# SOURCE MATERIAL
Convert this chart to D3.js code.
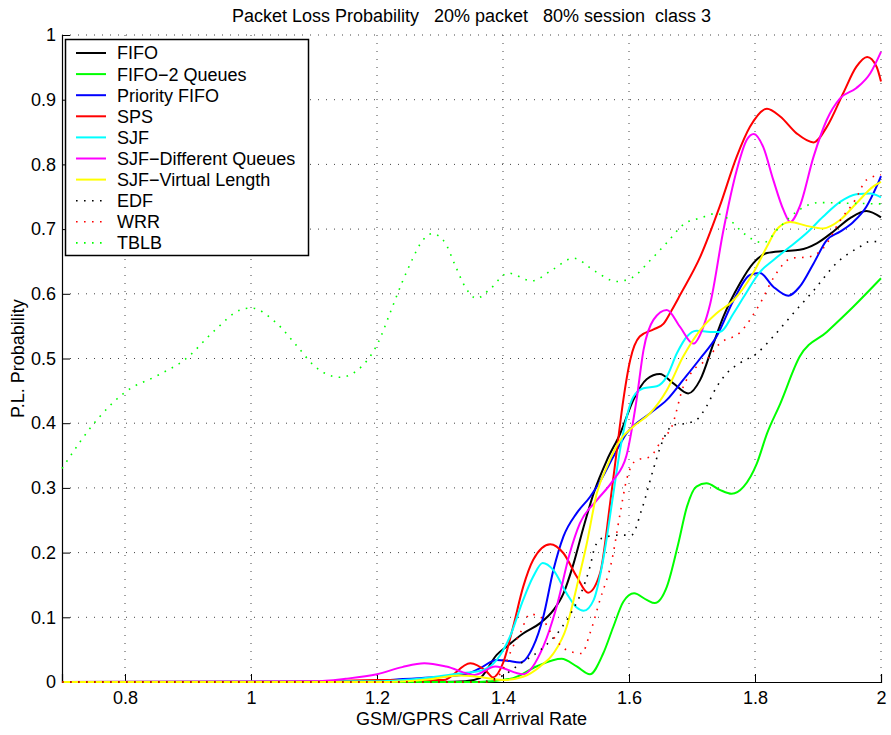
<!DOCTYPE html>
<html>
<head>
<meta charset="utf-8">
<script src="https://cdn.jsdelivr.net/npm/d3@7"></script>
<style>
  body { margin: 0; background: #fff; }
  text { font-family: "Liberation Sans", Arial, sans-serif; }
</style>
</head>
<body>
<div id="chart"></div>
<script>
// ---- data ----
var seriesNames = ["FIFO", "FIFO\u22122 Queues", "Priority FIFO", "SPS", "SJF",
  "SJF\u2212Different Queues", "SJF\u2212Virtual Length", "EDF", "WRR", "TBLB"];

var fifoX = [0.7, 1.30, 1.34, 1.363, 1.39, 1.406, 1.432, 1.459, 1.48, 1.496, 1.512, 1.528, 1.544, 1.565, 1.586, 1.607, 1.628, 1.649, 1.670, 1.694, 1.713, 1.734, 1.750, 1.776, 1.797, 1.819, 1.845, 1.871, 1.898, 1.924, 1.951, 1.977, 2.0];
var fifoY = [0, 0, 0.001, 0.006, 0.042, 0.055, 0.075, 0.091, 0.111, 0.137, 0.183, 0.240, 0.292, 0.343, 0.384, 0.436, 0.468, 0.476, 0.462, 0.446, 0.467, 0.523, 0.565, 0.616, 0.647, 0.663, 0.666, 0.668, 0.678, 0.696, 0.717, 0.728, 0.718];

var fifo2X = [0.7, 1.36, 1.416, 1.453, 1.493, 1.517, 1.538, 1.559, 1.575, 1.591, 1.608, 1.628, 1.641, 1.660, 1.678, 1.692, 1.707, 1.723, 1.744, 1.763, 1.782, 1.803, 1.819, 1.840, 1.871, 1.914, 1.956, 2.0];
var fifo2Y = [0, 0, 0.006, 0.024, 0.036, 0.024, 0.012, 0.044, 0.085, 0.124, 0.137, 0.127, 0.122, 0.147, 0.213, 0.271, 0.302, 0.307, 0.297, 0.291, 0.302, 0.338, 0.384, 0.43, 0.503, 0.541, 0.58, 0.624];

var prioX = [0.7, 1.15, 1.231, 1.284, 1.337, 1.363, 1.39, 1.406, 1.427, 1.448, 1.464, 1.480, 1.496, 1.517, 1.538, 1.554, 1.575, 1.596, 1.633, 1.66, 1.686, 1.713, 1.739, 1.766, 1.792, 1.808, 1.829, 1.853, 1.871, 1.893, 1.914, 1.935, 1.956, 1.977, 1.993, 2.0];
var prioY = [0, 0, 0.004, 0.007, 0.011, 0.021, 0.034, 0.033, 0.030, 0.055, 0.101, 0.173, 0.225, 0.261, 0.286, 0.31, 0.348, 0.384, 0.415, 0.436, 0.467, 0.5, 0.534, 0.59, 0.629, 0.632, 0.611, 0.597, 0.611, 0.647, 0.683, 0.696, 0.711, 0.735, 0.766, 0.782];

var spsX = [0.7, 1.1, 1.2, 1.305, 1.348, 1.374, 1.384, 1.400, 1.416, 1.432, 1.448, 1.475, 1.496, 1.517, 1.535, 1.554, 1.570, 1.580, 1.591, 1.602, 1.617, 1.639, 1.655, 1.668, 1.681, 1.713, 1.744, 1.771, 1.792, 1.819, 1.840, 1.866, 1.893, 1.914, 1.940, 1.961, 1.978, 1.993, 2.0];
var spsY = [0, 0.001, 0.003, 0.003, 0.029, 0.016, 0.007, 0.029, 0.085, 0.147, 0.189, 0.213, 0.199, 0.163, 0.138, 0.168, 0.276, 0.353, 0.436, 0.498, 0.534, 0.545, 0.554, 0.575, 0.598, 0.657, 0.735, 0.812, 0.858, 0.886, 0.874, 0.848, 0.834, 0.858, 0.91, 0.951, 0.966, 0.951, 0.928];

var sjfX = [0.7, 1.2, 1.284, 1.337, 1.363, 1.39, 1.411, 1.432, 1.448, 1.463, 1.480, 1.501, 1.517, 1.528, 1.544, 1.559, 1.575, 1.586, 1.607, 1.623, 1.644, 1.660, 1.676, 1.692, 1.707, 1.729, 1.744, 1.766, 1.782, 1.808, 1.829, 1.856, 1.882, 1.908, 1.935, 1.961, 1.983, 2.0];
var sjfY = [0, 0.001, 0.007, 0.014, 0.017, 0.034, 0.07, 0.127, 0.163, 0.184, 0.173, 0.137, 0.115, 0.110, 0.127, 0.189, 0.29, 0.36, 0.441, 0.454, 0.457, 0.472, 0.508, 0.534, 0.543, 0.541, 0.541, 0.570, 0.595, 0.634, 0.652, 0.673, 0.694, 0.719, 0.742, 0.754, 0.755, 0.749];

var sjfdqX = [0.7, 1.1, 1.15, 1.2, 1.24, 1.275, 1.31, 1.355, 1.388, 1.432, 1.464, 1.485, 1.506, 1.522, 1.549, 1.575, 1.596, 1.612, 1.623, 1.639, 1.660, 1.681, 1.702, 1.718, 1.729, 1.750, 1.771, 1.787, 1.798, 1.813, 1.829, 1.845, 1.856, 1.871, 1.893, 1.914, 1.935, 1.961, 1.983, 2.0];
var sjfdqY = [0, 0.001, 0.005, 0.012, 0.023, 0.029, 0.024, 0.011, 0.024, 0.012, 0.055, 0.116, 0.199, 0.245, 0.281, 0.312, 0.35, 0.436, 0.513, 0.56, 0.575, 0.549, 0.523, 0.549, 0.585, 0.699, 0.791, 0.838, 0.847, 0.827, 0.776, 0.730, 0.711, 0.735, 0.812, 0.869, 0.902, 0.918, 0.941, 0.974];

var sjfvlX = [0.7, 1.2, 1.28, 1.33, 1.36, 1.40, 1.432, 1.459, 1.48, 1.501, 1.517, 1.533, 1.549, 1.565, 1.586, 1.607, 1.633, 1.66, 1.686, 1.713, 1.739, 1.766, 1.797, 1.819, 1.834, 1.856, 1.882, 1.908, 1.935, 1.961, 1.988, 2.0];
var sjfvlY = [0, 0, 0.004, 0.010, 0.008, 0.003, 0.008, 0.024, 0.044, 0.085, 0.147, 0.214, 0.292, 0.333, 0.374, 0.395, 0.415, 0.451, 0.503, 0.544, 0.570, 0.59, 0.632, 0.673, 0.699, 0.711, 0.705, 0.701, 0.714, 0.74, 0.766, 0.773];

var edfX = [0.7, 1.36, 1.40, 1.43, 1.46, 1.49, 1.51, 1.525, 1.538, 1.546, 1.557, 1.583, 1.604, 1.620, 1.639, 1.652, 1.670, 1.692, 1.707, 1.723, 1.739, 1.755, 1.776, 1.803, 1.829, 1.861, 1.893, 1.93, 1.967, 1.983, 2.0];
var edfY = [0, 0, 0.01, 0.03, 0.05, 0.08, 0.11, 0.14, 0.178, 0.209, 0.222, 0.227, 0.227, 0.266, 0.330, 0.369, 0.397, 0.40, 0.405, 0.426, 0.456, 0.477, 0.493, 0.508, 0.534, 0.57, 0.605, 0.648, 0.673, 0.681, 0.68];

var wrrX = [0.7, 1.38, 1.40, 1.416, 1.427, 1.443, 1.46, 1.48, 1.50, 1.525, 1.538, 1.554, 1.573, 1.586, 1.596, 1.612, 1.633, 1.652, 1.668, 1.686, 1.702, 1.723, 1.744, 1.776, 1.808, 1.832, 1.858, 1.885, 1.908, 1.935, 1.959, 1.977, 2.0];
var wrrY = [0, 0, 0.02, 0.055, 0.075, 0.105, 0.1, 0.07, 0.05, 0.044, 0.075, 0.127, 0.189, 0.261, 0.312, 0.343, 0.348, 0.374, 0.395, 0.456, 0.482, 0.498, 0.523, 0.54, 0.585, 0.629, 0.655, 0.657, 0.670, 0.713, 0.745, 0.776, 0.784];

var tblbX = [0.7, 0.757, 0.803, 0.850, 0.896, 0.942, 0.983, 1.001, 1.039, 1.074, 1.100, 1.141, 1.179, 1.202, 1.221, 1.240, 1.256, 1.268, 1.288, 1.308, 1.324, 1.341, 1.358, 1.379, 1.408, 1.446, 1.478, 1.512, 1.546, 1.580, 1.605, 1.633, 1.660, 1.689, 1.713, 1.738, 1.760, 1.779, 1.813, 1.840, 1.866, 1.903, 1.946, 2.0];
var tblbY = [0.33, 0.407, 0.45, 0.473, 0.499, 0.543, 0.575, 0.578, 0.556, 0.518, 0.489, 0.471, 0.491, 0.525, 0.571, 0.618, 0.653, 0.676, 0.693, 0.679, 0.644, 0.609, 0.593, 0.607, 0.632, 0.620, 0.637, 0.655, 0.635, 0.619, 0.625, 0.651, 0.679, 0.709, 0.717, 0.724, 0.714, 0.696, 0.679, 0.704, 0.727, 0.741, 0.740, 0.739];

var xTicks = [0.8, 1, 1.2, 1.4, 1.6, 1.8, 2];
var yTicks = [0, 0.1, 0.2, 0.3, 0.4, 0.5, 0.6, 0.7, 0.8, 0.9, 1];

// ---- drawing ----
var width = 891, height = 735;
var plotL = 62, plotR = 881, plotT = 35, plotB = 682;

var svg = d3.select("#chart").append("svg")
  .attr("width", width)
  .attr("height", height)
  .style("background", "#fff");

var x = d3.scaleLinear().domain([0.7, 2]).range([plotL, plotR]);
var y = d3.scaleLinear().domain([0, 1]).range([plotB, plotT]);

// grid
svg.append("g").selectAll("line").data(xTicks).join("line")
  .attr("x1", d => x(d)).attr("x2", d => x(d))
  .attr("y1", plotT).attr("y2", plotB)
  .attr("stroke", "#444").attr("stroke-width", 1)
  .attr("stroke-dasharray", "1,7");
svg.append("g").selectAll("line").data(yTicks.slice(1)).join("line")
  .attr("x1", plotL).attr("x2", plotR)
  .attr("y1", d => y(d)).attr("y2", d => y(d))
  .attr("stroke", "#444").attr("stroke-width", 1)
  .attr("stroke-dasharray", "1,7");

// axes with inward ticks
var xAxis = svg.append("g")
  .attr("transform", "translate(0," + plotB + ")")
  .call(d3.axisBottom(x).tickValues(xTicks).tickFormat(d3.format("~g"))
    .tickSize(-8).tickPadding(9));
var yAxis = svg.append("g")
  .attr("transform", "translate(" + plotL + ",0)")
  .call(d3.axisLeft(y).tickValues(yTicks).tickFormat(d3.format("~g"))
    .tickSize(-8).tickPadding(6));

[xAxis, yAxis].forEach(function (g) {
  g.select(".domain").attr("stroke", "#000").attr("stroke-width", 1.2);
  g.selectAll(".tick line").attr("stroke", "#000");
  g.selectAll(".tick text")
    .style("font-family", "'Liberation Sans', Arial, sans-serif")
    .style("font-size", "18px").attr("fill", "#000");
});

var line = d3.line()
  .x(d => x(d[0]))
  .y(d => y(d[1]))
  .curve(d3.curveMonotoneX);

var series = [
  { xs: fifoX, ys: fifoY, color: "#000000", dash: null },
  { xs: fifo2X, ys: fifo2Y, color: "#00ff00", dash: null },
  { xs: prioX, ys: prioY, color: "#0000ff", dash: null },
  { xs: spsX, ys: spsY, color: "#ff0000", dash: null },
  { xs: sjfX, ys: sjfY, color: "#00ffff", dash: null },
  { xs: sjfdqX, ys: sjfdqY, color: "#ff00ff", dash: null },
  { xs: sjfvlX, ys: sjfvlY, color: "#ffff00", dash: null },
  { xs: edfX, ys: edfY, color: "#000000", dash: "1.6,6.4" },
  { xs: wrrX, ys: wrrY, color: "#ff0000", dash: "1.6,6.4" },
  { xs: tblbX, ys: tblbY, color: "#00ff00", dash: "1.6,6.4" }
];
series.forEach(function (s, i) { s.name = seriesNames[i]; });

svg.append("g").selectAll("path").data(series).join("path")
  .attr("d", s => line(d3.zip(s.xs, s.ys)))
  .attr("fill", "none")
  .attr("stroke", s => s.color)
  .attr("stroke-width", s => s.dash ? 1.6 : 2)
  .attr("stroke-dasharray", s => s.dash);

// legend
var lg = svg.append("g");
lg.append("rect")
  .attr("x", 65.5).attr("y", 39.5).attr("width", 243).attr("height", 216)
  .attr("fill", "#fff").attr("stroke", "#000").attr("stroke-width", 1.5);
var items = lg.selectAll("g.item").data(series).join("g")
  .attr("class", "item")
  .attr("transform", (d, i) => "translate(0," + (53 + i * 21.1) + ")");
items.append("line")
  .attr("x1", 76).attr("x2", 106)
  .attr("stroke", d => d.color)
  .attr("stroke-width", d => d.dash ? 1.6 : 2)
  .attr("stroke-dasharray", d => d.dash);
items.append("text")
  .attr("x", 117).attr("dy", "0.36em")
  .style("font-size", "18px")
  .text(d => d.name);

// title and labels
svg.append("text")
  .attr("x", (plotL + plotR) / 2).attr("y", 22)
  .attr("text-anchor", "middle")
  .style("font-size", "18px")
  .style("white-space", "pre")
  .text("Packet Loss Probability   20% packet   80% session  class 3");

svg.append("text")
  .attr("x", (plotL + plotR) / 2).attr("y", 725)
  .attr("text-anchor", "middle")
  .style("font-size", "18px")
  .text("GSM/GPRS Call Arrival Rate");

svg.append("text")
  .attr("transform", "translate(24," + ((plotT + plotB) / 2) + ") rotate(-90)")
  .attr("text-anchor", "middle")
  .style("font-size", "18px")
  .text("P.L. Probability");
</script>
</body>
</html>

# TASK GOAL
Repeat only the lines from the beginning of the material through the line containing "0.735, 0.766, 0.782];", both ends kept, leaving pictures out.

# ANSWER TO THIS PROBLEM
Convert this chart to D3.js code.
<!DOCTYPE html>
<html>
<head>
<meta charset="utf-8">
<script src="https://cdn.jsdelivr.net/npm/d3@7"></script>
<style>
  body { margin: 0; background: #fff; }
  text { font-family: "Liberation Sans", Arial, sans-serif; }
</style>
</head>
<body>
<div id="chart"></div>
<script>
// ---- data ----
var seriesNames = ["FIFO", "FIFO\u22122 Queues", "Priority FIFO", "SPS", "SJF",
  "SJF\u2212Different Queues", "SJF\u2212Virtual Length", "EDF", "WRR", "TBLB"];

var fifoX = [0.7, 1.30, 1.34, 1.363, 1.39, 1.406, 1.432, 1.459, 1.48, 1.496, 1.512, 1.528, 1.544, 1.565, 1.586, 1.607, 1.628, 1.649, 1.670, 1.694, 1.713, 1.734, 1.750, 1.776, 1.797, 1.819, 1.845, 1.871, 1.898, 1.924, 1.951, 1.977, 2.0];
var fifoY = [0, 0, 0.001, 0.006, 0.042, 0.055, 0.075, 0.091, 0.111, 0.137, 0.183, 0.240, 0.292, 0.343, 0.384, 0.436, 0.468, 0.476, 0.462, 0.446, 0.467, 0.523, 0.565, 0.616, 0.647, 0.663, 0.666, 0.668, 0.678, 0.696, 0.717, 0.728, 0.718];

var fifo2X = [0.7, 1.36, 1.416, 1.453, 1.493, 1.517, 1.538, 1.559, 1.575, 1.591, 1.608, 1.628, 1.641, 1.660, 1.678, 1.692, 1.707, 1.723, 1.744, 1.763, 1.782, 1.803, 1.819, 1.840, 1.871, 1.914, 1.956, 2.0];
var fifo2Y = [0, 0, 0.006, 0.024, 0.036, 0.024, 0.012, 0.044, 0.085, 0.124, 0.137, 0.127, 0.122, 0.147, 0.213, 0.271, 0.302, 0.307, 0.297, 0.291, 0.302, 0.338, 0.384, 0.43, 0.503, 0.541, 0.58, 0.624];

var prioX = [0.7, 1.15, 1.231, 1.284, 1.337, 1.363, 1.39, 1.406, 1.427, 1.448, 1.464, 1.480, 1.496, 1.517, 1.538, 1.554, 1.575, 1.596, 1.633, 1.66, 1.686, 1.713, 1.739, 1.766, 1.792, 1.808, 1.829, 1.853, 1.871, 1.893, 1.914, 1.935, 1.956, 1.977, 1.993, 2.0];
var prioY = [0, 0, 0.004, 0.007, 0.011, 0.021, 0.034, 0.033, 0.030, 0.055, 0.101, 0.173, 0.225, 0.261, 0.286, 0.31, 0.348, 0.384, 0.415, 0.436, 0.467, 0.5, 0.534, 0.59, 0.629, 0.632, 0.611, 0.597, 0.611, 0.647, 0.683, 0.696, 0.711, 0.735, 0.766, 0.782];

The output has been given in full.